Hacker News new | ask | show | jobs
by ChuckMcM 5490 days ago
No, it would not be hard. As someone who operates the backend of a web search company[1] I can tell you that if you crawl a site you can tell when the original went up and when the copies went up. At Blekko, we let you go an view it.[2] Now if you add to that the understanding that Google has to index your page in order to serve page relevant content (no sense putting ads for nipple piercing on a Christian advocacy site for example), they know they are serving an advertisement on duplicated content. (where 'know' here is defined to be they have all the data they need, at the time of serving up the ad, to algorithmically identify duplicate content.) When I worked there I got a pretty thorough look at how that part of the business worked.

They could flag the account and they could cut them off (its in their terms of service they can cut you off for any reason, and have done so to people in the past) but they don't. Given recent updates in their search ranking [3] they clearly can "identify" sites where this check would be implemented, but they choose not to. I speculate they don't for the same reason Apple doesn't look too hard or deeply at the working conditions at FoxConn, willfull blindness is a wonderful thing.

[1] I run operations at http://blekko.com

[2] http://blekko.com/ws/http:%2F%2Ftheoatmeal.com%2F+/domaindup...

[3] http://jeffmills.com/2011/01/29/duplicate-content-is-now-a-p...

3 comments

Sigh, I can't edit it, but yes the jeffmills pop underish thing is really annoying. Skip [3] and refer to this article from SearchEngineLand on the impact of their duplicate content detection:

http://searchengineland.com/your-sites-traffic-has-plummeted...

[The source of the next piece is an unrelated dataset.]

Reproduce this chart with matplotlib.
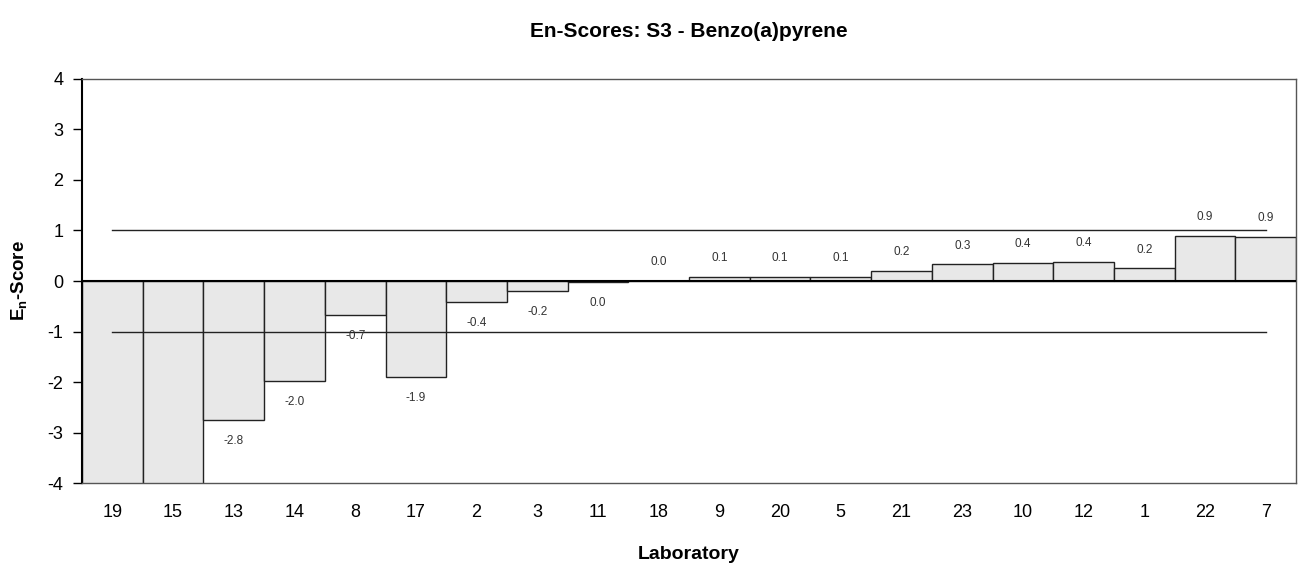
import matplotlib
matplotlib.use("Agg")
import matplotlib.pyplot as plt
import numpy as np

labs = ["19", "15", "13", "14", "8", "17", "2", "3", "11", "18",
        "9", "20", "5", "21", "23", "10", "12", "1", "22", "7"]
scores = [-5.0, -4.6, -2.75, -1.98, -0.67, -1.9, -0.41, -0.2, -0.02, 0.0,
          0.08, 0.08, 0.08, 0.2, 0.33, 0.36, 0.38, 0.25, 0.9, 0.87]
limits = [1, -1]

plt.rcParams['font.family'] = ['Liberation Sans', 'DejaVu Sans']

fig = plt.figure(figsize=(12.98, 5.65), dpi=100)
ax = fig.add_axes([0.0632, 0.1451, 0.9353, 0.7151])

x = np.arange(len(labs))
ax.bar(x, scores, width=1.0, color='#e8e8e8', edgecolor='#222222', linewidth=1.0, zorder=2)

ax.set_xlim(-0.5, len(labs) - 0.5)
ax.set_ylim(-4, 4)

for lv in limits:
    ax.plot([x[0], x[-1]], [lv, lv], color='#222222', linewidth=1.0, zorder=3)
ax.axhline(0, color='black', linewidth=1.5, zorder=4)

for xi, v in zip(x, scores):
    off = 0.37 if v >= 0 else -0.42
    ax.text(xi, v + off, f"{v:.1f}".replace("-0.0", "0.0"), ha='center', va='center',
            fontsize=8.5, color='#333333', clip_on=True, zorder=5)

ax.set_xticks(x)
ax.set_xticklabels(labs, fontsize=13)
ax.tick_params(axis='x', length=0, pad=15)
ax.set_yticks(range(-4, 5))
ax.set_yticklabels([str(t) for t in range(-4, 5)], fontsize=13)
ax.tick_params(axis='y', length=6.5, width=1, direction='out', pad=7)

for s in ['top', 'right', 'bottom']:
    ax.spines[s].set_color('#555555')
    ax.spines[s].set_linewidth(1.0)
ax.spines['left'].set_color('black')
ax.spines['left'].set_linewidth(1.5)

ax.set_xlabel("Laboratory", fontsize=14, fontweight='bold', labelpad=18)
ax.set_ylabel(r"E$_\mathregular{n}$-Score", fontsize=13.5, fontweight='bold')
ax.yaxis.set_label_coords(-0.043, 0.5)
fig.text(0.531, 0.945, "En-Scores: S3 - Benzo(a)pyrene", ha='center', va='center',
         fontsize=15, fontweight='bold')

fig.savefig("out.png", dpi=100)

How do you know which is the oldest content? Are you polling web pages often enough that your spider can tell the time difference between the real content and the seconds old RSS scraped copy?

Just kidding, Blekko is great, althought I'm more of a DDG and Google user.

Sites can feed new content to Googlebot before publishing to a broader audience. This is commonly done in Google News... you will sometimes click on a link to an article that claims to be not yet published. It is annoying usually, but helpful in this case.
OT: Trying to close jeffmills.com resulted in some annoying results.